One need only think back to the income tax uproars of the 1990s to understand that when it comes to taking in funds, the General Assembly, historically, can’t help itself. When it was passed, the income tax was supposed to be the panacea that would close all the gaps, be the fairest way to get funds from residents, and give the state the funds necessary to stay in the black.
Attached to that income tax plan was a spending cap. That cap had several loopholes – used each and every budget rotation – and was finally voided by state’s Attorney General because of it was a dead letter. Meanwhile, despite recession, loss of industry and flight of thousands of rich residents, the state legislature added to state spending at rates three- and four-times the rate of inflation.
Once again, the state faces a shortfall in revenues and the toll option is trotted out as the most recent salve that will cure the state’s ills. No, it won’t.
The General Assembly and the Executive Branch have shown themselves incapable of living within the means of the taxes already collected, and giving them the estimate $800 million expected from tolls (probably a high-end guess), would only give them more to spend.
At some point politicians in Connecticut have to understand the state will not get itself out of the financial hole it is in by digging a bigger hole. The budget debacle last year – a situation worse than any crisis before or since the imposition of the income tax – taught the Hartford cabal nothing. It took three extra months to get the budget to pass, cities and towns took big hits, and state industries decided to leave at the height of the problem. A year later, we’re in the same boat.
But there is one other reason the entire issue is Kabuki. When it was first addressed, the idea was to have tolls at the borders, making out-of-state motorists pay to enter the state. The idea is still the prevalent one among state residents, who have not been told such an idea cannot happen.
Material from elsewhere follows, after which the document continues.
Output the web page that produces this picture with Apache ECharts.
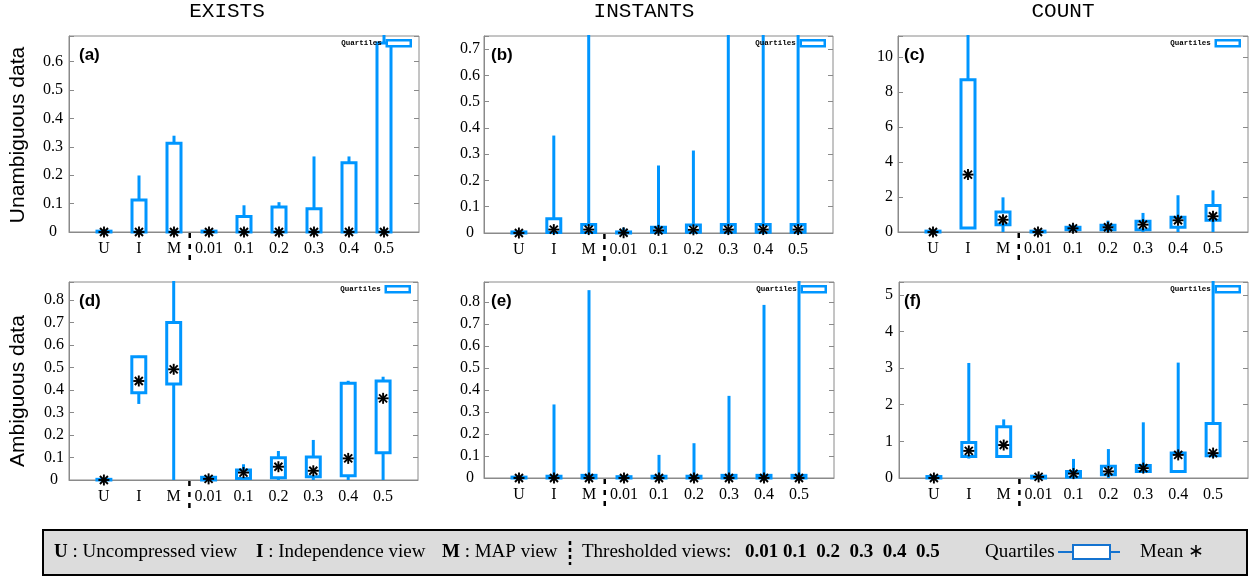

As outlined by several state trade associations, federal law does not allow for only border-crossing points to be tolled. Toll roads must have intermittent stopping points or exit ramps. In other words, we would be back to having toll plazas of some sort, high-tech or otherwise, back on our highways.
So, instead of taxing only those entering the state, Connecticut residents would, once again, be asked to foot the bills, spending money to get to work. The southern tier of the state would have – as it did before – the lion’s share of money migrating to Hartford.
Supporters of the idea are not being candid in another aspect. Dangling a decrease in the gas tax is the latest ploy used to make people think about the tolls as a savings tool. Nope. Even if the gas tax were decreased, it wouldn’t be long before politicians saw the need for an increase. Remember: the income tax was supposed to cut down on all other taxes. It never did.
The tolls are just another pile of cash the General Assembly will use to spend us into oblivion. Over the last 40 years Hartford politicians have shown themselves out of touch with the needs of regular folks. Let’s not give them more to spend.